La tradition est de nos jours une notion dépréciée. Heureusement, quelques passionnés savent en redonner le sens et le goût, en offrant ce qu’elle a de meilleur: l’art de l’élévation. Daniel Barenboim est de ces artistes qui abordent les partitions et les compositeurs avec respect, humilité et grandeur, que ce soit au piano ou devant un orchestre. Et le chef a trouvé dans la Staatskapelle de Berlin, qu’il dirige depuis 1992, la phalange idéale sur laquelle s’appuyer.

Avec ses 450 ans d’ancienneté, qui la désignent comme l’une des formations les plus anciennes du monde, l’ensemble symphonique et lyrique porte l’héritage musical dans son ADN. Et il parle comme personne la langue des deux créateurs à l’affiche du concert donné vendredi au Victoria Hall: Schubert et Beethoven.

Une géniale beauté

Un programme avec seulement deux œuvres hautement classiques et connues? Voilà qui semble extravagant à l’heure où le mélange des genres et les grands écarts stylistiques sont de mise. Une proposition, en somme, terriblement moderne…

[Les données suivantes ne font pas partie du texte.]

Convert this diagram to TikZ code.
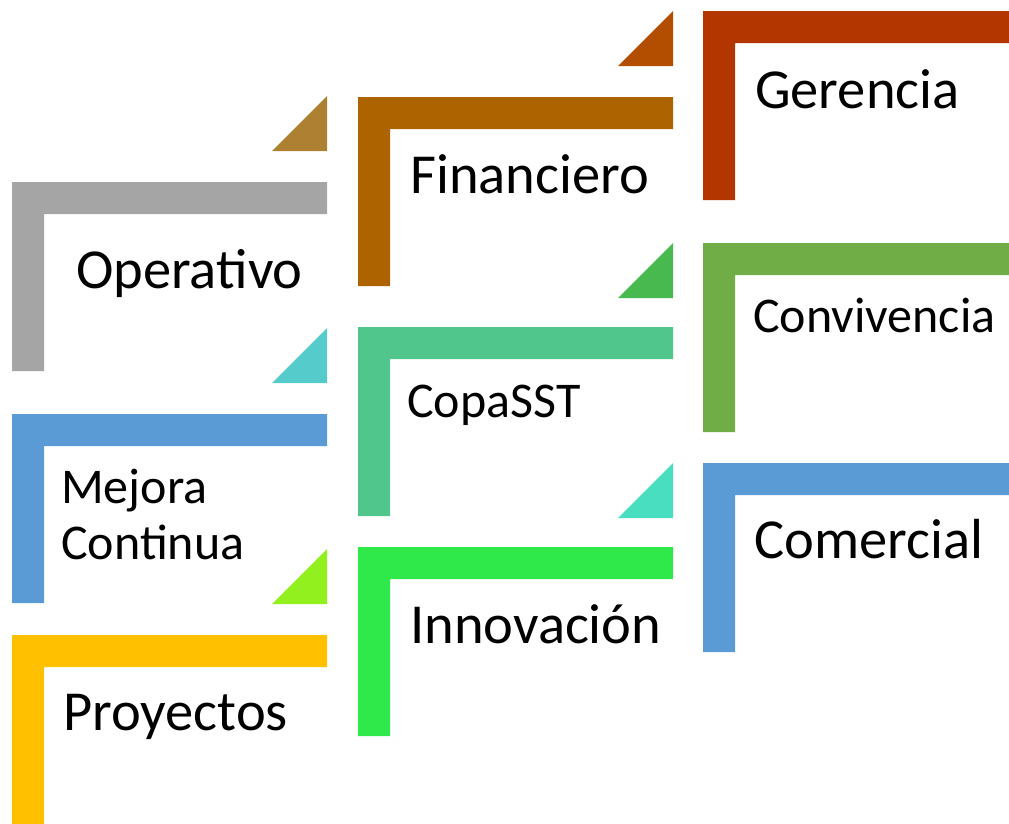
\documentclass[tikz,border=0pt]{standalone}
\usepackage{fontspec}
\setmainfont{Carlito}
\usepackage{xcolor}

\definecolor{opgray}{HTML}{A5A5A5}
\definecolor{mejblue}{HTML}{5B9BD5}
\definecolor{proyellow}{HTML}{FFC000}
\definecolor{finbrown}{HTML}{AD6300}
\definecolor{copagreen}{HTML}{50C58C}
\definecolor{innogreen}{HTML}{2FE84A}
\definecolor{gerred}{HTML}{B33600}
\definecolor{convgreen}{HTML}{70AD47}
\definecolor{comblue}{HTML}{5B9BD5}
\definecolor{trigold}{HTML}{AD8131}
\definecolor{tricyan}{HTML}{56CBCB}
\definecolor{trilime}{HTML}{92F01E}
\definecolor{triorange}{HTML}{B34D00}
\definecolor{trigreen}{HTML}{47B94E}
\definecolor{triturq}{HTML}{49DEBF}

% L-shaped bracket: top-left x, top-left y, colour
\newcommand{\lbracket}[3]{%
  \fill[#3] (#1,#2) -- ++(315,0) -- ++(0,32) -- ++(-283,0) -- ++(0,157) -- ++(-32,0) -- cycle;}
% corner triangle: right x, bottom y, colour
\newcommand{\cornertri}[3]{%
  \fill[#3] (#1,#2) -- ++(-55,0) -- ++(55,-55) -- cycle;}

\begin{document}
\begin{tikzpicture}[x=1pt,y=-1pt,
    bigtxt/.style={anchor=base west, inner sep=0pt, font=\fontsize{56.5}{64}\selectfont},
    smalltxt/.style={anchor=base west, inner sep=0pt, font=\fontsize{50}{56}\selectfont}]
    \useasboundingbox (0,0) rectangle (1009,823);

    % brackets, column by column
    \foreach \bx/\by/\bc in {12/182/opgray, 12/414/mejblue, 12/635/proyellow,
                             358/97/finbrown, 358/327/copagreen, 358/547/innogreen,
                             703/11/gerred, 703/243/convgreen, 703/463/comblue}
        \lbracket{\bx}{\by}{\bc};

    % small triangles above the brackets
    \foreach \tx/\ty/\tc in {327/151/trigold, 327/383/tricyan, 327/604/trilime,
                             673/66/triorange, 673/298/trigreen, 673/518/triturq}
        \cornertri{\tx}{\ty}{\tc};

    % labels
    \node[bigtxt] (operativo) at (76,288) {Operativo};
    \node[smalltxt] (mejora) at (61,503) {Mejora};
    \node[smalltxt] (continua) at (61,559) {Continua};
    \node[bigtxt] (proyectos) at (63,730) {Proyectos};
    \node[bigtxt] (financiero) at (410,193) {Financiero};
    \node[smalltxt] (copasst) at (407,417) {CopaSST};
    \node[bigtxt] (innovacion) at (410,643) {Innovación};
    \node[bigtxt] (gerencia) at (755,108) {Gerencia};
    \node[smalltxt] (convivencia) at (753,332) {Convivencia};
    \node[bigtxt] (comercial) at (754,558) {Comercial};
\end{tikzpicture}
\end{document}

Mais qu’il est bon de retrouver aussi de grandes pièces du répertoire, ni historiquement informées, ni bousculées par des confrontations ou des relectures audacieuses, mais simplement délivrées dans leur géniale beauté.

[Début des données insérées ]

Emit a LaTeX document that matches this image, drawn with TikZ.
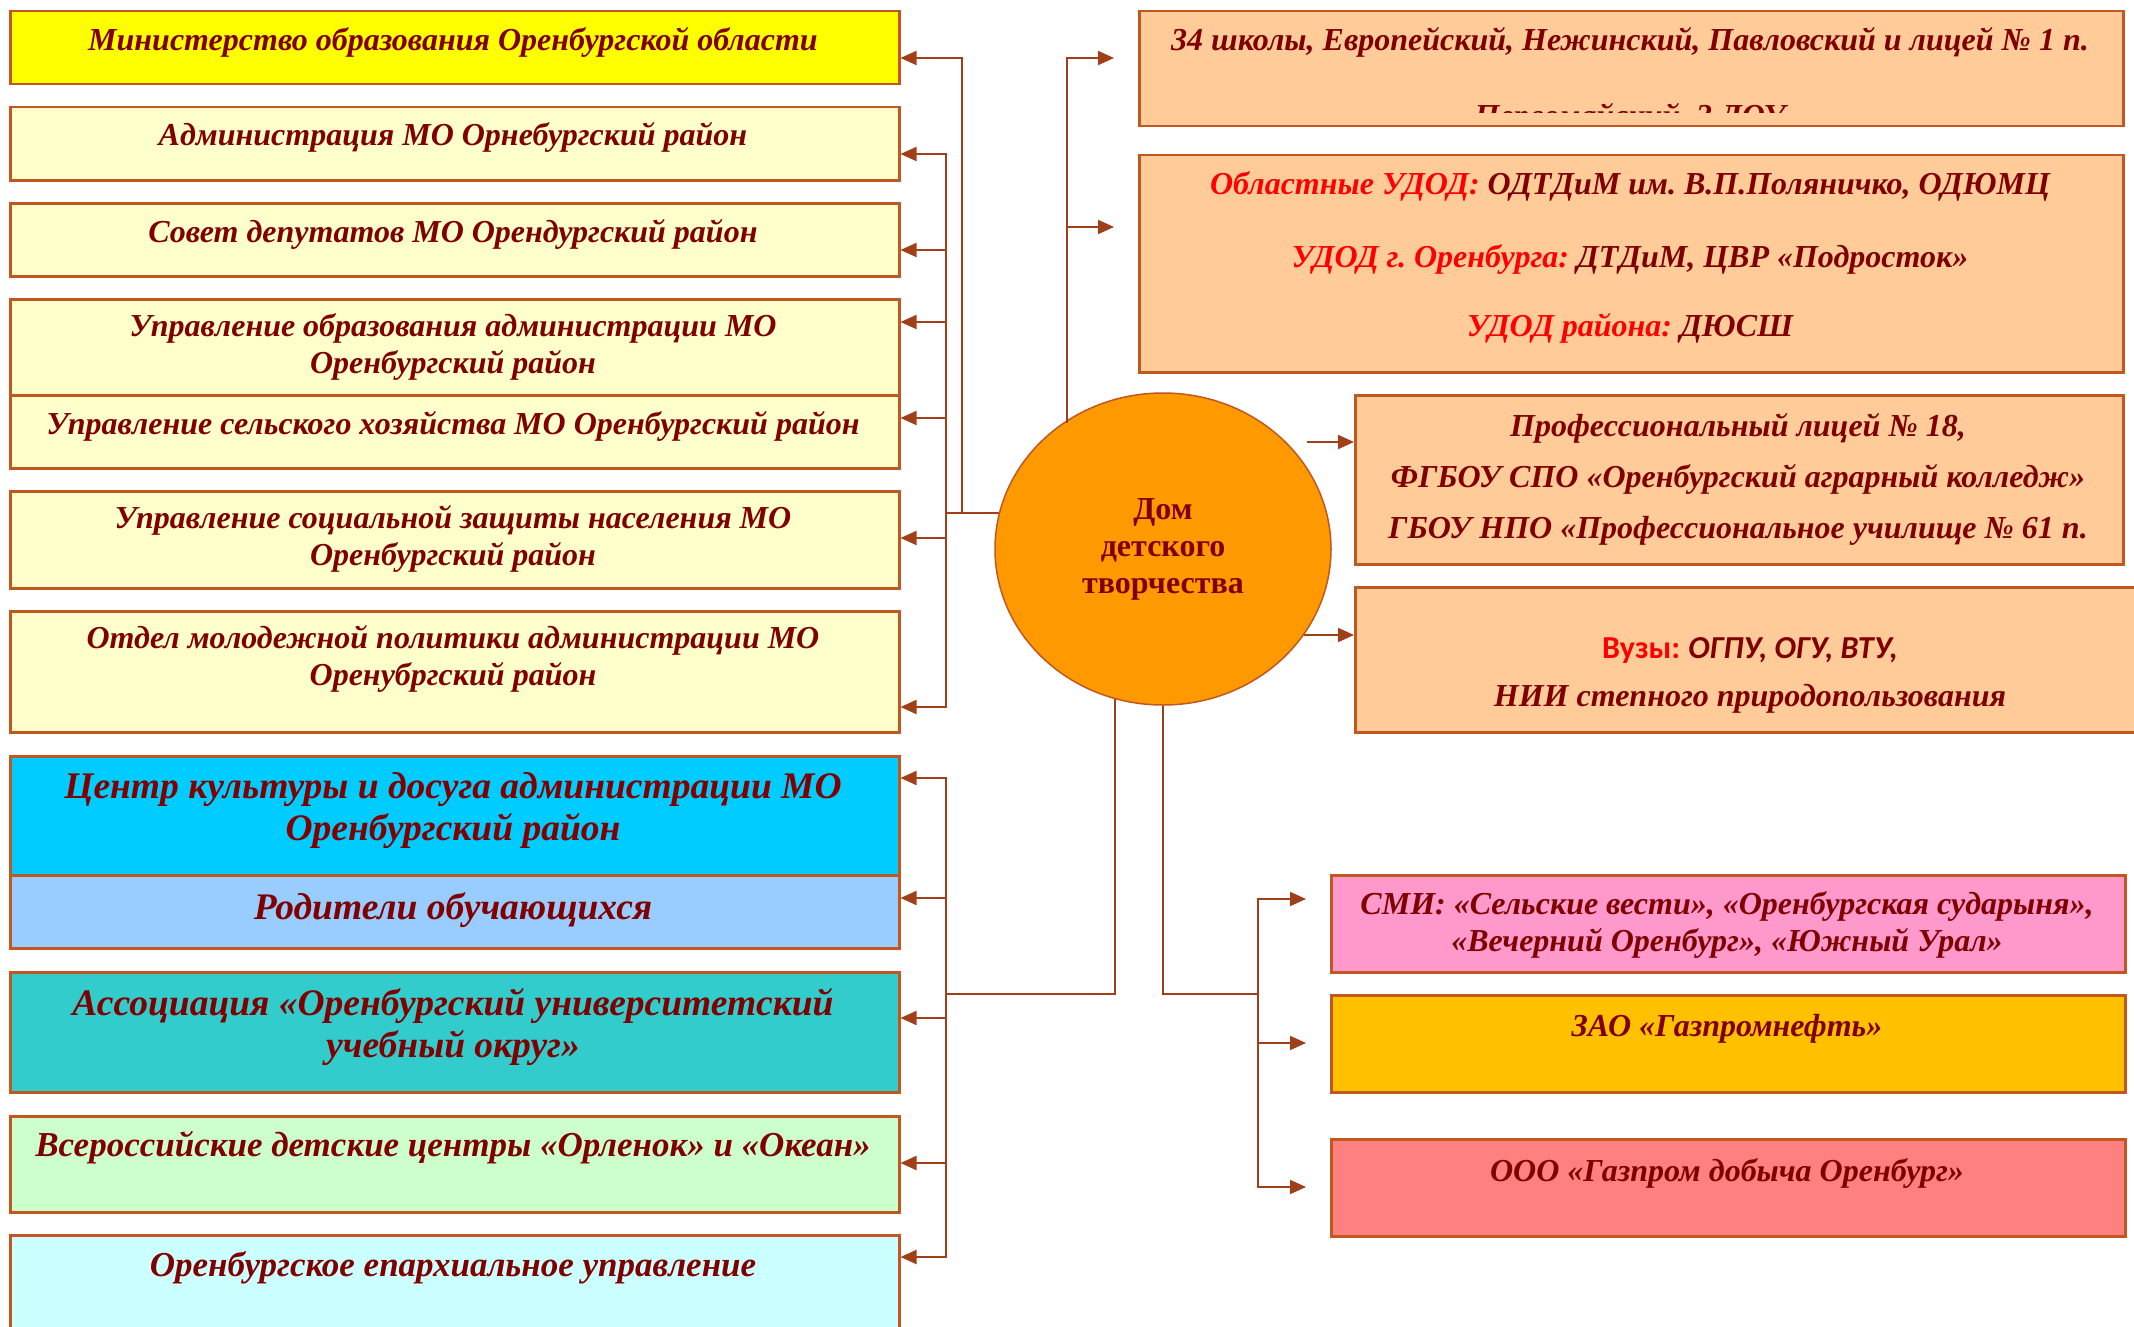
\documentclass[tikz,border=0pt]{standalone}
\usepackage{fontspec}
\setmainfont{Liberation Serif}
\newfontfamily\calfont{Carlito}
\usetikzlibrary{shapes.geometric,arrows.meta,backgrounds}
\frenchspacing
\definecolor{tc}{RGB}{128,0,0}
\definecolor{redt}{RGB}{255,0,0}
\definecolor{bordc}{RGB}{192,88,32}
\definecolor{linec}{RGB}{160,64,24}
\definecolor{cyellow}{RGB}{255,255,0}
\definecolor{clight}{RGB}{255,255,204}
\definecolor{ccyan}{RGB}{0,204,255}
\definecolor{cblue}{RGB}{153,204,255}
\definecolor{cteal}{RGB}{51,204,204}
\definecolor{cgreen}{RGB}{204,255,204}
\definecolor{clcyan}{RGB}{204,255,255}
\definecolor{cpeach}{RGB}{255,204,153}
\definecolor{cpink}{RGB}{255,153,204}
\definecolor{cgold}{RGB}{255,192,0}
\definecolor{csalmon}{RGB}{255,128,128}
\definecolor{corange}{RGB}{255,153,0}
\begin{document}
\begin{tikzpicture}[x=1pt,y=-1pt,
  box/.style={draw=bordc, line width=2.5pt, rectangle, inner sep=0pt, anchor=north west},
  txt/.style={font=\fontsize{32}{37}\selectfont\bfseries\itshape, text=tc, align=center, inner sep=0pt},
  midtxt/.style={font=\fontsize{35}{40}\selectfont\bfseries\itshape, text=tc, align=center, inner sep=0pt},
  bigtxt/.style={font=\fontsize{37.5}{42}\selectfont\bfseries\itshape, text=tc, align=center, inner sep=0pt},
  conn/.style={draw=linec, line width=2pt},
  arr/.style={conn, -{Triangle[length=16pt,width=14pt]}}]
\useasboundingbox (0,0) rectangle (2134,1327);
\clip (0,0) rectangle (2134,1327);

% left boxes
\node[box, fill=cyellow, minimum width=889pt, minimum height=73pt] (b1) at (9,10) {};
\node[box, fill=clight, minimum width=889pt, minimum height=73pt] (b2) at (9,106) {};
\node[box, fill=clight, minimum width=889pt, minimum height=73pt] (b3) at (9,202) {};
\node[box, fill=clight, minimum width=889pt, minimum height=96pt] (b4) at (9,298) {};
\node[box, fill=clight, minimum width=889pt, minimum height=73pt] (b5) at (9,394) {};
\node[box, fill=clight, minimum width=889pt, minimum height=97pt] (b6) at (9,490) {};
\node[box, fill=clight, minimum width=889pt, minimum height=121pt] (b7) at (9,610) {};
\node[box, fill=ccyan, minimum width=889pt, minimum height=119pt] (b8) at (9,755) {};
\node[box, fill=cblue, minimum width=889pt, minimum height=73pt] (b9) at (9,874) {};
\node[box, fill=cteal, minimum width=889pt, minimum height=120pt] (b10) at (9,971) {};
\node[box, fill=cgreen, minimum width=889pt, minimum height=96pt] (b11) at (9,1115) {};
\node[box, fill=clcyan, minimum width=889pt, minimum height=120pt] (b12) at (9,1234) {};

\node[txt] (t1) at (453,42) {Министерство образования Оренбургской области};
\node[txt] (t2) at (453,137) {Администрация МО Орнебургский район};
\node[txt] (t3) at (453,234) {Совет депутатов МО Орендургский район};
\node[txt] (t4) at (453,347) {Управление образования администрации МО\\Оренбургский район};
\node[txt] (t5) at (453,426) {Управление сельского хозяйства МО Оренбургский район};
\node[txt] (t6) at (453,539) {Управление социальной защиты населения МО\\Оренбургский район};
\node[txt] (t7) at (453,659) {Отдел молодежной политики администрации МО\\Оренубргский район};
\node[bigtxt] (t8) at (453,811) {Центр культуры и досуга администрации МО\\Оренбургский район};
\node[bigtxt] (t9) at (453,910) {Родители обучающихся};
\node[bigtxt] (t10) at (453,1027) {Ассоциация «Оренбургский университетский\\учебный округ»};
\node[midtxt] (t11) at (453,1148) {Всероссийские детские центры «Орленок» и «Океан»};
\node[midtxt] (t12) at (453,1268) {Оренбургское епархиальное управление};

% right boxes
\node[box, fill=cpeach, minimum width=984pt, minimum height=115pt] (bA) at (1138,10) {};
\node[box, fill=cpeach, minimum width=984pt, minimum height=217pt] (bB) at (1138,154) {};
\node[box, fill=cpeach, minimum width=768pt, minimum height=169pt] (bC) at (1354,394) {};
\node[box, fill=cpeach, minimum width=800pt, minimum height=145pt] (bD) at (1354,586) {};
\node[box, fill=cpink, minimum width=794pt, minimum height=97pt] (bE) at (1330,874) {};
\node[box, fill=cgold, minimum width=794pt, minimum height=97pt] (bF) at (1330,994) {};
\node[box, fill=csalmon, minimum width=794pt, minimum height=97pt] (bG) at (1330,1138) {};

\node[txt] (tA) at (1630,42) {34 школы, Европейский, Нежинский, Павловский и лицей № 1 п.};
\begin{scope}
\clip (1140,60) rectangle (2120,113);
\node[txt] (tA2) at (1630,118) {Первомайский, 3 ДОУ};
\end{scope}
\node[txt] (tB1) at (1630,186) {\textcolor{redt}{Областные УДОД:} ОДТДиМ им. В.П.Поляничко, ОДЮМЦ};
\node[txt] (tB2) at (1630,259) {\textcolor{redt}{УДОД г. Оренбурга:} ДТДиМ, ЦВР «Подросток»};
\node[txt] (tB3) at (1630,328) {\textcolor{redt}{УДОД района:} ДЮСШ};
\node[txt] (tC1) at (1738,428) {Профессиональный лицей № 18,};
\node[txt] (tC2) at (1738,479) {ФГБОУ СПО «Оренбургский аграрный колледж»};
\node[txt] (tC3) at (1738,531) {ГБОУ НПО «Профессиональное училище № 61 п.};
\node[txt] (tD1) at (1750,651) {{\calfont\upshape\textcolor{redt}{Вузы:}} {\calfont ОГПУ, ОГУ, ВТУ,}};
\node[txt] (tD2) at (1750,699) {НИИ степного природопользования};
\node[txt] (tE) at (1727,925) {СМИ: «Сельские вести», «Оренбургская сударыня»,\\«Вечерний Оренбург», «Южный Урал»};
\node[txt] (tF) at (1727,1029) {ЗАО «Газпромнефть»};
\node[txt] (tG) at (1727,1173) {ООО «Газпром добыча Оренбург»};

% center ellipse
\node[ellipse, draw=bordc, line width=1.5pt, fill=corange, minimum width=336pt, minimum height=312pt, inner sep=0pt,
  font=\fontsize{32}{37}\selectfont\bfseries, text=tc, align=center] (dtt) at (1163,549) {Дом\\детского\\творчества};

% hubs
\coordinate (hL) at (946,513);
\coordinate (hL2) at (962,513);
\coordinate (hB) at (946,994);
\coordinate (hB2) at (1115,994);
\coordinate (hR) at (1258,994);
\coordinate (hR2) at (1163,994);
\coordinate (hT) at (1067,423);
\coordinate (sC) at (1307,442);
\coordinate (sD) at (1290,635);

\begin{pgfonlayer}{background}
\fill[white] (0,0) rectangle (2134,1327);
\draw[conn] (hL) -- (hL -| dtt.center);
\draw[conn] (hB2 |- dtt.center) -- (hB2) -- (hB);
\draw[conn] (hT |- dtt.center) -- (hT);
\draw[conn] (dtt.center) -- (hR2) -- (hR);
\draw[arr] (sD) -- (bD.west |- sD);
\end{pgfonlayer}

% left top group
\draw[arr] (hL2) |- (b1.east |- 0,58);
\draw[arr] (hL) |- (b2.east |- 0,154);
\draw[arr] (hL) |- (b3.east |- 0,250);
\draw[arr] (hL) |- (b4.east |- 0,322);
\draw[arr] (hL) |- (b5.east |- 0,418);
\draw[arr] (hL) |- (b6.east |- 0,538);
\draw[arr] (hL) |- (b7.east |- 0,707);

% left bottom group
\draw[arr] (hB) |- (b8.east |- 0,778);
\draw[arr] (hB) |- (b9.east |- 0,898);
\draw[arr] (hB) |- (b10.east |- 0,1018);
\draw[arr] (hB) |- (b11.east |- 0,1163);
\draw[arr] (hB) |- (b12.east |- 0,1257);

% top right group
\draw[arr, shorten >=24pt] (hT) |- (bA.west |- 0,58);
\draw[arr, shorten >=24pt] (hT) |- (bB.west |- 0,227);

% right middle
\draw[arr] (sC) -- (bC.west |- sC);

% bottom right group
\draw[arr, shorten >=24pt] (hR) |- (bE.west |- 0,899);
\draw[arr, shorten >=24pt] (hR) |- (bF.west |- 0,1043);
\draw[arr, shorten >=24pt] (hR) |- (bG.west |- 0,1187);
\end{tikzpicture}
\end{document}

Avec la 8e Symphonie «Inachevée» de Schubert et la 3e Symphonie «Eroica» de Beethoven, Barenboim n’est pas venu proposer que deux œuvres reconnaissables par leur nom. Mais confronter et relier deux univers dont l’évidence de la filiation ainsi que la communauté d’esprit et de tourments dépeignent des univers similaires d’humanité, de rapport au monde et à la vie. On a pu sentir planer l’aile de la mort sur ces deux interprétations, tournées vers d’identiques profondeur, largeur, hauteur et longueur de vue et de sentiments.

Imperfection bouleversante

Les cordes de la Staatskapelle sont à elles seules un orchestre en soi. Larges, puissantes, moirées et caressantes, les couleurs émerveillent et le ton touche. Les vents sont brillants et les timbales éclatantes. Autant d’ingrédients remarquables. Mais avec une particularité rare: l’imperfection infime qui rend le discours bouleversant.

Un trait de cor à peine imprécis par-ci ou quelques légers décalages entre les pupitres par-là font grincer les oreilles ailleurs. Pas avec l’engagement et l’affection des musiciens et de leur chef.

C’est que Barenboim, lui aussi, assume son style, «à l’ancienne». La grandeur, l’autorité tranquille mais ferme, ainsi que la recherche des lignes les plus amples et des harmonies les plus rayonnantes sont sa signature.

Sa vision musicale, qu’elle donne à Schubert des airs de Brahms, ou à Beethoven des allures brucknériennes, est trempée dans une lave venue des tréfonds de la terre. Au piano, Barenboim joue comme un orchestre. Face au groupe symphonique, il empoigne les partitions comme de l’opéra, en grand narrateur.

Des accents crépusculaires

Les pieds solidement campés au sol, comme s’il devait par eux transmettre ce que les compositeurs lui inspirent dans leur éternité, le corps presque immobile, le dos droit, les bras économes et le geste rare mais sûr et juste, le chef rassemble les énergies et les retourne comme dans un échange de jeu de balle. La confiance dans ses musiciens en est le socle. La déférence sans limites pour les créateurs en est la matière.

C’est ainsi une «Inachevée» et une «Eroica» aux accents crépusculaires qui se sont dressées, telles deux faces d’une même ode nostalgique à la vie. Aucune sécheresse dans les attaques, mais des accords largement déclamés. Une assise terrienne et minérale, sans dureté. Et des lignes opulentes, généreuses et sensuelles.

Aucune joliesse ni posture

Être pareillement ému dans deux œuvres de cette envergure montre bien que la délicatesse et la finesse ne sont pas synonymes de joliesse ou de posture. Barenboim «colle» aux notes, prend le temps de monter les arches et donne le sentiment que chacun a sa place dans la construction des édifices orchestraux.

Son apparente impassibilité ouvre d’immenses espaces où la gourmandise sonore sait renverser la statue du Commandeur. Le composé, aussi impressionnant que troublant, a fait de ce concert une inoubliable démonstration de direction classique.